Disclaimer: ARC via Netgalley
One of my closest friends is a gay man who is twenty plus years older than me. Most days, we take a walk though the local cemetery, The Woodlands (where Eakins and Stockton are buried among others). Early on in our ritual, we noticed a headstone for a couple, but the couple in this case were both men. Sadly, it was one of those couple headstones where one partner is still alive, and the other has died years ago. My friend said that it was likely that the husband had died of AIDS. When I asked him why, he pointed out the death date and the link to the AIDS epidemic. Seriously, after a conversation like that, you never look at tombstones the same way.
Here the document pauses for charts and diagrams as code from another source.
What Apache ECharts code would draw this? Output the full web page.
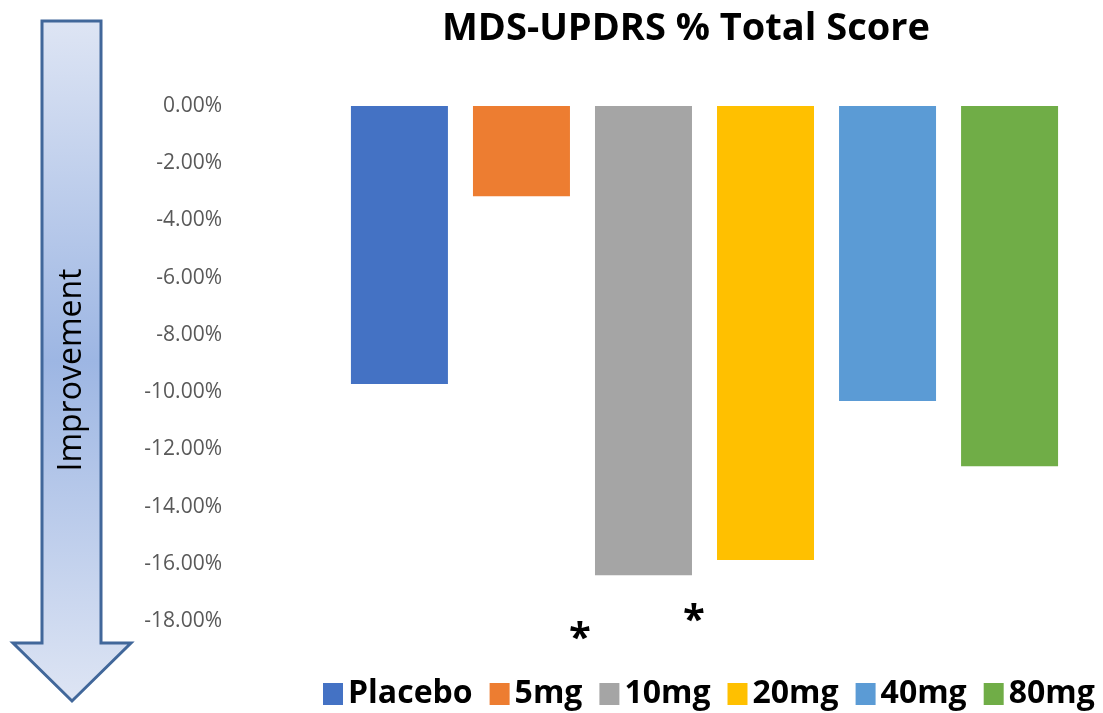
<!DOCTYPE html>
<html>
<head>
<meta charset="utf-8">
<script src="https://cdn.jsdelivr.net/npm/echarts@6/dist/echarts.min.js"></script>
<style>
  html, body { margin: 0; padding: 0; background: #fff; }
  #chart { width: 1103px; height: 713px; }
</style>
</head>
<body>
<div id="chart"></div>
<script>
// doses shown in the legend
const groups = ['Placebo', '5mg', '10mg', '20mg', '40mg', '80mg']
// % change in total score
const scores = [-9.72, -3.15, -16.40, -15.87, -10.31, -12.59]
const colors = ['#4472C4', '#ED7D31', '#A5A5A5', '#FFC000', '#5B9BD5', '#70AD47']
// y axis range (percent)
const yMin = -18
const yMax = 0
const yStep = 2

const chart = echarts.init(document.getElementById('chart'))

const series = groups.map((name, i) => ({
  name: name,
  type: 'bar',
  data: [scores[i]],
  barWidth: 97,
  barGap: '25.8%',
  itemStyle: { color: colors[i] },
}))

chart.setOption({
  animation: false,
  title: {
    text: 'MDS-UPDRS % Total Score',
    left: 681,
    top: 5,
    textAlign: 'center',
    textStyle: { fontFamily: 'Open Sans', fontWeight: 'bold', fontSize: 38, color: '#000' },
  },
  legend: {
    left: 318,
    bottom: -2,
    icon: 'rect',
    itemWidth: 20,
    itemHeight: 22,
    itemGap: 17,
    textStyle: { fontFamily: 'Open Sans', fontWeight: 'bold', fontSize: 32, color: '#000' },
    data: groups,
  },
  grid: { left: 340, right: 34, top: 106, bottom: 92 },
  xAxis: {
    type: 'category',
    data: [''],
    show: false,
  },
  yAxis: {
    type: 'value',
    min: yMin,
    max: yMax,
    interval: yStep,
    axisLine: { show: false },
    axisTick: { show: false },
    splitLine: { show: false },
    axisLabel: {
      margin: 118,
      fontFamily: 'Open Sans',
      fontSize: 21,
      color: '#595959',
      formatter: (v) => v.toFixed(2) + '%',
    },
  },
  series: series,
  graphic: [
    {
      type: 'polygon',
      shape: {
        points: [[42, 21], [101, 21], [101, 643], [131, 643], [72, 701], [13, 643], [42, 643]],
      },
      style: {
        fill: new echarts.graphic.LinearGradient(0, 0, 0, 1, [
          { offset: 0, color: '#DEE5F4' },
          { offset: 0.5, color: '#9DB6E3' },
          { offset: 1, color: '#DEE5F4' },
        ]),
        stroke: '#41679A',
        lineWidth: 3,
      },
    },
    {
      type: 'text',
      x: 72,
      y: 370,
      rotation: Math.PI / 2,
      style: {
        text: 'Improvement',
        fontFamily: 'Open Sans',
        fontSize: 32,
        fill: '#000',
        align: 'center',
        verticalAlign: 'middle',
      },
    },
    {
      type: 'text',
      x: 580,
      y: 640,
      style: { text: '*', fontFamily: 'Open Sans', fontWeight: 'bold', fontSize: 40, fill: '#000', align: 'center', verticalAlign: 'middle' },
    },
    {
      type: 'text',
      x: 694,
      y: 622,
      style: { text: '*', fontFamily: 'Open Sans', fontWeight: 'bold', fontSize: 40, fill: '#000', align: 'center', verticalAlign: 'middle' },
    },
  ],
})
</script>
</body>
</html>
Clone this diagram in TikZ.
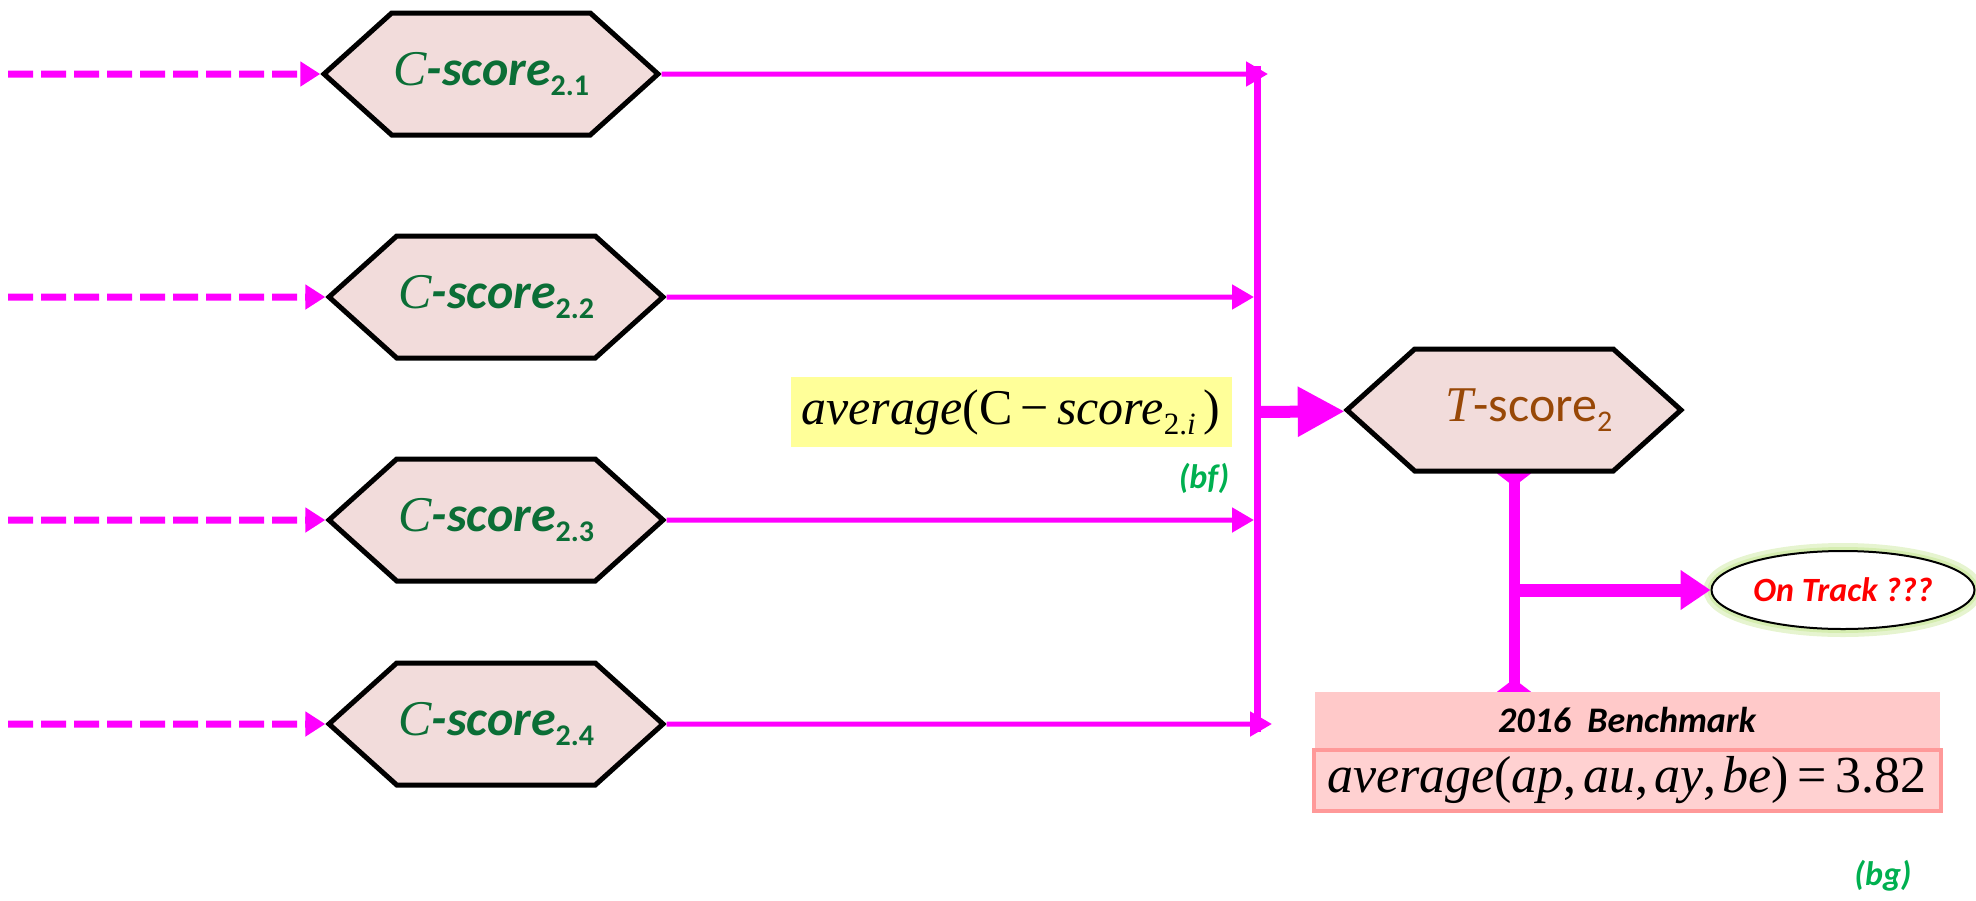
\documentclass[tikz,border=0pt]{standalone}
\usepackage{fontspec}
\setmainfont{Carlito}
\newfontfamily\tms{Liberation Serif}
\usetikzlibrary{arrows.meta, positioning, shapes.symbols, shapes.geometric, backgrounds}

\definecolor{pmag}{RGB}{255,0,255}
\definecolor{hexfill}{HTML}{F2DCDB}
\definecolor{cgreen}{HTML}{0B6E36}
\definecolor{tbrown}{HTML}{984807}
\definecolor{labgreen}{HTML}{00B050}
\definecolor{avgyellow}{HTML}{FFFF99}
\definecolor{benchpink}{HTML}{FFC9C9}
\definecolor{benchline}{HTML}{FF9999}
\definecolor{glowgreen}{HTML}{D5EDB0}

\newcommand{\cscore}[1]{{\tms\itshape C}\textbf{\textit{-score}}\raisebox{-10pt}{\fontsize{30}{30}\selectfont\bfseries #1}}
\newcommand{\tscore}{{\tms\itshape T}-score\raisebox{-10pt}{\fontsize{30}{30}\selectfont 2}}

\begin{document}
\begin{tikzpicture}[
    x=1pt, y=-1pt,
    on grid,
    hexa/.style={signal, signal to=west and east, signal pointer angle=84,
        draw=black, line width=5pt, fill=hexfill, inner sep=0pt,
        minimum width=334pt, minimum height=122pt},
    dashin/.style={-{Triangle[length=20pt,width=24pt]}, pmag, line width=7pt,
        dash pattern=on 25pt off 8pt},
    feed/.style={-{Triangle[length=22pt,width=24pt]}, pmag, line width=5pt},
    bus/.style={pmag, line width=7pt},
    bigarrow/.style={-{Triangle[length=47pt,width=47pt]}, pmag, line width=12pt},
    okarrow/.style={-{Triangle[length=30pt,width=38pt]}, pmag, line width=13pt},
    tline/.style={{Diamond[length=26pt,width=34pt]}-{Diamond[length=26pt,width=34pt]},
        pmag, line width=11pt, shorten <=-13pt, shorten >=-13pt},
    tag/.style={text=labgreen, font=\fontsize{34}{36}\selectfont\bfseries\itshape},
]
    \useasboundingbox (0,0) rectangle (1976,900);

    % C-scores
    \node[hexa, text=cgreen, font=\fontsize{50}{54}\selectfont] (C1) at (491,74)  {\cscore{2.1}};
    \node[hexa, text=cgreen, font=\fontsize{50}{54}\selectfont] (C2) at (496,297) {\cscore{2.2}};
    \node[hexa, text=cgreen, font=\fontsize{50}{54}\selectfont] (C3) at (496,520) {\cscore{2.3}};
    \node[hexa, text=cgreen, font=\fontsize{50}{54}\selectfont] (C4) at (496,724) {\cscore{2.4}};

    % T-score and what follows
    \node[hexa, text=tbrown, font=\fontsize{50}{54}\selectfont] (T) at (1514,410) {\hspace{30pt}\tscore};
    \node[ellipse, draw=black, line width=2pt, fill=white, minimum width=263pt, minimum height=78pt,
        preaction={draw=glowgreen, line width=16pt, opacity=0.6},
        preaction={draw=glowgreen, line width=8pt},
        text=red, font=\fontsize{34}{36}\selectfont\bfseries\itshape,
        below right=180pt and 329pt of T] (OT) {On Track ???};
    \node[fill=benchpink, minimum width=625pt, minimum height=56pt, inner sep=0pt,
        font=\fontsize{36}{40}\selectfont\bfseries\itshape] (bench) at (1627,720) {2016~~Benchmark};
    \node[draw=benchline, line width=4pt, fill=benchpink!85!white, minimum width=627pt,
        minimum height=61pt, inner sep=0pt, font=\tms\fontsize{52}{56}\selectfont,
        below=60pt of bench] (formula)
        {\textit{average}(\textit{ap},\hspace{0.12em}\textit{au},\hspace{0.12em}\textit{ay},\hspace{0.12em}\textit{be})\,=\,3.82};

    % average label
    \node[fill=avgyellow, minimum width=441pt, minimum height=70pt, inner sep=0pt,
        font=\tms\fontsize{50}{54}\selectfont] (avg) at (1011,412)
        {\textit{average}(C\,−\,\textit{score}\raisebox{-10pt}{\fontsize{31}{31}\selectfont 2.\textit{i}}\,)};
    \node[tag] (bf) at (1204,478) {(bf)};
    \node[tag] (bg) at (1883,876) {(bg)};

    % points
    \coordinate (in1) at (8,74);
    \coordinate (in2) at (8,297);
    \coordinate (in3) at (8,520);
    \coordinate (in4) at (8,724);
    \coordinate (bus1) at (1268,74);
    \coordinate (bus2) at (1254,297);
    \coordinate (bus3) at (1254,520);
    \coordinate (bus4) at (1272,724);
    \coordinate (bustop) at (1257,66);
    \coordinate (busbot) at (1257,732);
    \coordinate (busmid) at (1257,412);

    \path[dashin]
        (in1) edge (C1)
        (in2) edge (C2)
        (in3) edge (C3)
        (in4) edge (C4)
    ;
    \path[feed]
        (C1) edge (bus1)
        (C2) edge (bus2)
        (C3) edge (bus3)
        (C4) edge (bus4)
    ;
    \draw[bus] (bustop) -- (busbot);
    \path[bigarrow] (busmid) edge (T);

    \begin{scope}[on background layer]
        \draw[tline] (T.south) -- (T.south |- bench.north);
    \end{scope}
    \path[okarrow] (T.south |- OT.west) edge (OT);
\end{tikzpicture}
\end{document}
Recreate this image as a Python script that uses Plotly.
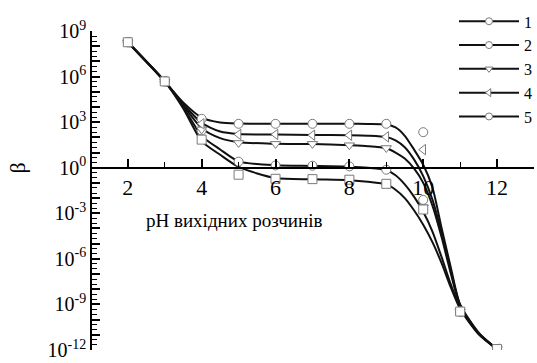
import numpy as np
import plotly.graph_objects as go

# ---- data (log10 of beta) ----
ph_points = [2, 3, 4, 5, 6, 7, 8, 9, 10, 11, 12]
s1_log = [8.26, 5.68, 3.22, 2.89, 2.89, 2.89, 2.89, 2.89, 2.34, -9.47, -11.94]
s2_log = [8.26, 5.68, 2.45, 0.40, 0.15, 0.13, 0.09, -0.13, -2.12, -9.47, -11.94]
s3_log = [8.26, 5.68, 2.52, 1.63, 1.57, 1.57, 1.48, 1.30, -2.60, -9.47, -11.94]
s4_log = [8.26, 5.68, 2.89, 2.19, 2.19, 2.14, 2.14, 2.03, 1.19, -9.47, -11.94]
s5_log = [8.26, 5.68, 1.85, -0.46, -0.73, -0.75, -0.79, -1.06, -2.75, -9.47, -11.94]

# fitted curves
ph_curve = [2, 3, 3.5, 4, 4.5, 5, 6, 7, 8, 8.5, 9, 9.25, 9.5, 9.75, 10, 10.25, 10.5, 10.75, 11, 11.5, 12]
c1_log = [8.26, 5.68, 4.30, 3.30, 2.98, 2.91, 2.89, 2.89, 2.89, 2.88, 2.84, 2.65, 2.10, 1.20, 0.20, -1.30, -4.00, -6.60, -9.00, -10.85, -11.94]
c2_log = [8.26, 5.68, 4.00, 2.10, 1.20, 0.42, 0.16, 0.12, 0.07, 0.00, -0.15, -0.50, -1.10, -1.90, -2.90, -4.20, -5.90, -7.70, -9.20, -10.95, -11.94]
c3_log = [8.26, 5.68, 4.10, 2.60, 1.95, 1.68, 1.58, 1.56, 1.48, 1.42, 1.28, 1.00, 0.60, -0.05, -1.00, -2.50, -4.60, -7.00, -9.10, -10.90, -11.94]
c4_log = [8.26, 5.68, 4.20, 2.95, 2.38, 2.22, 2.18, 2.16, 2.14, 2.11, 2.02, 1.80, 1.35, 0.55, -0.55, -2.10, -4.30, -6.80, -9.05, -10.90, -11.94]
c5_log = [8.26, 5.68, 3.90, 1.75, 0.85, 0.05, -0.68, -0.76, -0.82, -0.92, -1.10, -1.45, -2.00, -2.80, -3.75, -4.90, -6.30, -7.90, -9.30, -10.95, -11.94]

series_names = ["1", "2", "3", "4", "5"]
point_sets = [s1_log, s2_log, s3_log, s4_log, s5_log]
curve_sets = [c1_log, c2_log, c3_log, c4_log, c5_log]
data_symbols = ["circle", "circle", "triangle-down", "triangle-left", "square"]
legend_symbols = ["circle", "circle", "triangle-down", "triangle-left", "circle"]

x_ticks = [2, 4, 6, 8, 10, 12]
y_exp = list(range(-12, 10))

SERIF = "Liberation Serif, Times New Roman, serif"
MARKER_EDGE = "#7a7a7a"

fig = go.Figure()

for c in curve_sets:
    fig.add_trace(go.Scatter(
        x=ph_curve, y=10 ** np.array(c), mode="lines",
        line=dict(color="#111111", width=2, shape="spline", smoothing=0.7),
        showlegend=False, hoverinfo="skip"))

for pts, sym in zip(point_sets, data_symbols):
    fig.add_trace(go.Scatter(
        x=ph_points, y=10 ** np.array(pts), mode="markers",
        marker=dict(symbol=sym, size=9, color="white",
                    line=dict(color=MARKER_EDGE, width=1)),
        showlegend=False))

for name, sym in zip(series_names, legend_symbols):
    fig.add_trace(go.Scatter(
        x=[None], y=[None], mode="lines+markers", name=name,
        line=dict(color="#111111", width=2),
        marker=dict(symbol=sym, size=7, color="white",
                    line=dict(color=MARKER_EDGE, width=1))))

y_ticktext = [f"10<sup>{k}</sup>" if k % 3 == 0 else "" for k in y_exp]
y_minor = [10 ** (k + f) for k in range(-12, 9) for f in (1 / 3, 2 / 3)]

fig.update_layout(
    width=537, height=363,
    margin=dict(l=92, r=3, t=31, b=13, autoexpand=False),
    paper_bgcolor="white", plot_bgcolor="white",
    font=dict(family=SERIF, color="black", size=19),
    xaxis=dict(
        range=[1.03, 13.0], showgrid=False, zeroline=False,
        showline=True, linecolor="black", linewidth=1.5,
        anchor="free", position=12 / 21,
        tickvals=x_ticks, ticks="inside", ticklen=8, tickwidth=1.5,
        tickcolor="black", tickfont=dict(family=SERIF, size=22),
        minor=dict(tickvals=[3, 5, 7, 9, 11, 13], ticks="inside",
                   ticklen=5, tickwidth=1.2, tickcolor="black"),
    ),
    yaxis=dict(
        type="log", range=[-12, 9], showgrid=False, zeroline=False,
        showline=True, linecolor="black", linewidth=1.5,
        tickvals=[10 ** k for k in y_exp], ticktext=y_ticktext,
        ticks="inside", ticklen=8, tickwidth=1.5, tickcolor="black",
        tickfont=dict(family=SERIF, size=20),
        minor=dict(tickvals=y_minor, ticks="inside", ticklen=5,
                   tickwidth=1.2, tickcolor="black"),
    ),
    legend=dict(
        xref="container", yref="container",
        x=1.0, xanchor="right", y=0.988, yanchor="top",
        bgcolor="rgba(0,0,0,0)", font=dict(family=SERIF, size=16),
        itemwidth=60, tracegroupgap=0,
    ),
    annotations=[
        dict(text="pH вихідних розчинів", xref="paper", yref="paper",
             x=0.321, y=0.405, xanchor="center", yanchor="middle",
             showarrow=False, font=dict(family=SERIF, size=19)),
        dict(text="β", xref="paper", yref="paper",
             x=-0.168, y=12 / 21, xanchor="center", yanchor="middle",
             textangle=-90, showarrow=False, font=dict(family=SERIF, size=22)),
    ],
)

fig.write_html("out.html")
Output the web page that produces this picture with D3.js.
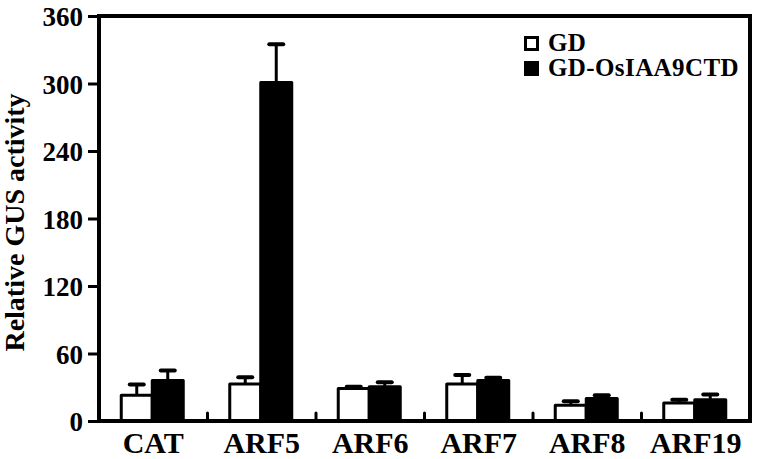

I found myself thinking about that as I read Peter Ackroyd’s Queer City.
Queer City is another entry into what I call Ackroyd’s London History series (London, The Thames, London Under), and, as the title indicts, follows the history of London’s Queer residents and culture. Queer here meaning homosexual and trans, which dates further back than you would think. Ackroyd’s Queer City is a bit close to a chronical history, in a way that the other London books are not, though much of the flow and hither and there is still present. You are either going to love this poetic style or hate it.
There is a level of almost catty gossip and sly humor to Ackroyd’s non-fiction books. Even a massive tome that is London doesn’t feel anyway near that long because of his tone. It engages the reader, moving the book far past a simple history book. So, we have observations like, “They were a tribe of Ganymedes and he was their Zeus”.
Yet, the book covers so much. Ackroyd starts during the Pre-Roman/Roman era, detailing even how gladiators weren’t perhaps quite the men we think they were (apparently, they really like perfume). He then moves to the advent of Christianity and the Anglo -Saxons. He does discuss not only homosexual men but women as well, noting that society’s view of women was also reflected in how society (not law, but society) viewed homosexual relationships.
Being Ackroyd, he is particularly interesting when discussing literature. There is a detailed look at Chaucer’s homosexual pilgrims as well as the view of the erotic theatre of Elizabeth’s time (“the codpieces were padded so the cods looked plumper”).
But he also doesn’t hesitate to describe punishment dealt out to those who did not fit the norm. We learn not only of whippings and beatings, but also of women slicing off a penis of an accused homosexual. We hear of what happened to two women, one of whom had married the other while disguised as a man. We learn more about those women who Waters wrote so well about in Tipping the Velvet. As well as certain Mrs. Bradshaw, who will get approving looks from Disc fans. We learn about the view of homosexuality and the arrival of AIDS in Britain. This last section of the book is perhaps the quickest and almost glossed over. I found myself wondering if this time period was too personal for Ackroyd to comfortably write about, at least in times of his story (Ackroyd’s long term partner Brian Kuhn died of AIDS in the 1990s).
It is this last section of the book that is at once the most hopeful and most touching. In the same chapter where he discusses the AIDS epidemic, he looks at the legislation of gay marriage as well as the phrase “check our privilege”, and this too made me think about the differences between then and now. How some younger members of queer culture (or transgender culture) are somewhat dismissive of those that came before. A trans person was dismissive of older homosexual because of lack of awareness of what that generation had endured. He was not aware of men and women being unable and even forbidden to attend the sick and death beds of loved ones. The word Stonewall to this young person meant little more than a Civil War Reference. The student lacked awareness and inability to see beyond or outside his own pain/frame of reference. It is also possible that this young man (his preferred description) had been condensed to by older homosexual/trans population. One can sense a missed discussion between groups. It is case like this that Ackroyd seems to be thinking about when he talks about checking privilege. He doesn’t claim immunity, but he is pushing towards an ability to talk, to discuss, to learn, to be better. Ackroyd is making a cause of understanding each other, in a way that the city he writes so passionately about seems to understand its residents.